With other left-wing politicians languishing in the polls under the scandals that have plagued party heads, the contest is likely to come down to a few centrist candidates, and firebrand right-wing politician Jair Bolsonaro. He, by the way, once said that the descendants of Brazilian slaves “are not even good for breeding anymore.”
The unpredictable political field has made markets uneasy. Investors worry that none of the contenders will be able to curb corruption and address the economic downturn, security problems and poverty that have troubled Brazil since its worst recession in history in 2015.
According to one recent survey of government data, the number of Brazilians living in “extreme poverty,” or on less than $1.90 per day, increased last year by 11.2 percent. In Sao Paulo, extreme poverty increased by 35 percent.
An Associated Press report about a deadly fire in a 25-floor building in Sao Paulo’s old downtown told the story of hosts of families occupying dilapidated structures alongside drug addicts and the city’s homeless. Efforts to renovate aging and unsafe infrastructure have been slow going.
Meanwhile, soaring fuel prices have led to trucker strikes around the country, prompting widespread food and fuel shortages.

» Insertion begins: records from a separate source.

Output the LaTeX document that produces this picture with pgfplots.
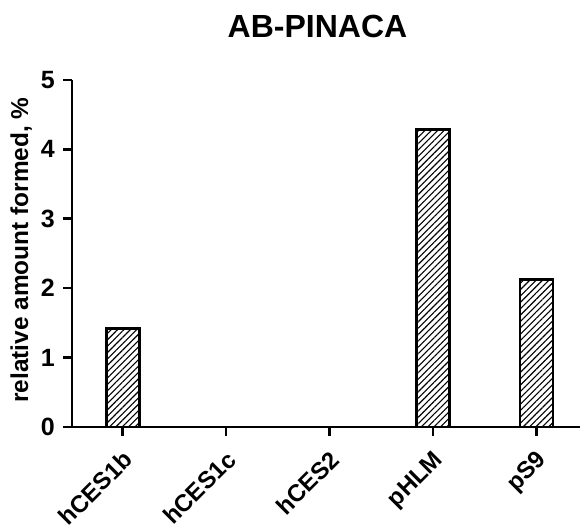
\documentclass[border=0pt]{standalone}
\usepackage{fontspec}
\setmainfont{Liberation Sans}
\usepackage{pgfplots}
\pgfplotsset{compat=1.18}
\usetikzlibrary{patterns.meta}
\begin{document}
\begin{tikzpicture}[x=1bp,y=1bp]
\useasboundingbox (-72,-103) rectangle (510,427);
\begin{axis}[
  at={(0,0)}, anchor=south west,
  scale only axis, width=508bp, height=347bp,
  xmin=-0.49, xmax=4.42, ymin=0, ymax=5,
  axis x line*=bottom, axis y line*=left,
  axis line style={line width=2.6bp, -},
  every tick/.style={line width=2.6bp, black},
  tick align=outside,
  major tick length=9bp,
  xtick={0,1,2,3,4},
  xticklabels={hCES1b,hCES1c,hCES2,pHLM,pS9},
  ytick={0,1,2,3,4,5},
  /pgf/number format/assume math mode=true,
  yticklabel style={font=\fontsize{25bp}{29bp}\selectfont\bfseries, inner sep=1bp, xshift=-7bp},
  xticklabel style={font=\fontsize{24bp}{28bp}\selectfont\bfseries, yshift=-13bp, xshift=-1bp, rotate=45, anchor=north east, inner sep=0bp},
  ylabel={relative amount formed, \%},
  ylabel style={font=\fontsize{24.4bp}{29bp}\selectfont\bfseries, at={(axis description cs:-0.1,0.51)}, anchor=center},
  ybar, bar width=33bp,
  clip=false,
]
\addplot[draw=black, line width=2.8bp, pattern={Lines[angle=45,distance=4.5bp,line width=1.1bp]}]
  coordinates {(0,1.42) (1,0) (2,0) (3,4.29) (4,2.13)};
\draw[line width=2.6bp] (axis cs:-0.49,0) -- ++(-9bp,0);
\end{axis}
\node[font=\fontsize{32bp}{36bp}\selectfont\bfseries, anchor=base] at (245.5,389) {AB-PINACA};
\end{tikzpicture}
\end{document}
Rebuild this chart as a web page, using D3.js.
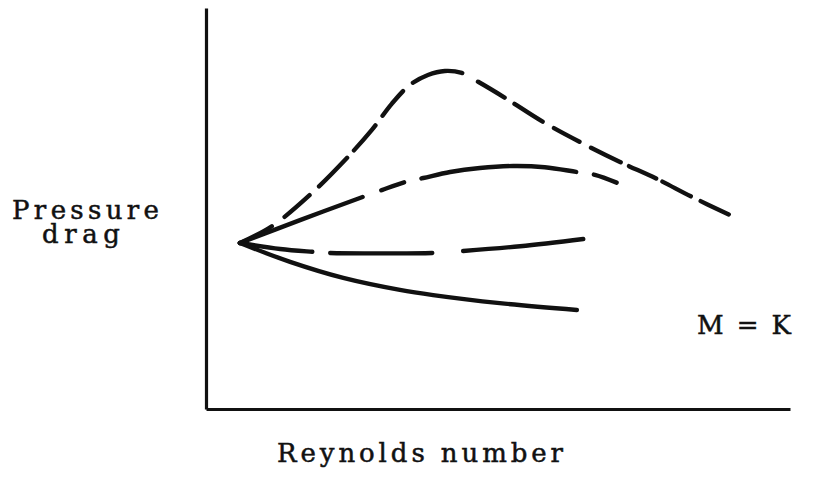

That has cast the government in an even worse light, but candidates are unsure where to stand on the issue and divided on how to reform the economy: While many are calling for free markets due to the corruption scandals involving state-owned enterprises in the past, others worry how such firms will fare on the open market.
With so many acts occurring simultaneously in this political circus, the Financial Times reported that Brazil’s middle-class communities, lifted out of poverty by Lula’s generous cash subsidies to families in need, could decide the outcome of the election.
But in a country untrusting of elected officials after a string of scandals over the past few years, the right ringmaster for the job is anybody’s guess.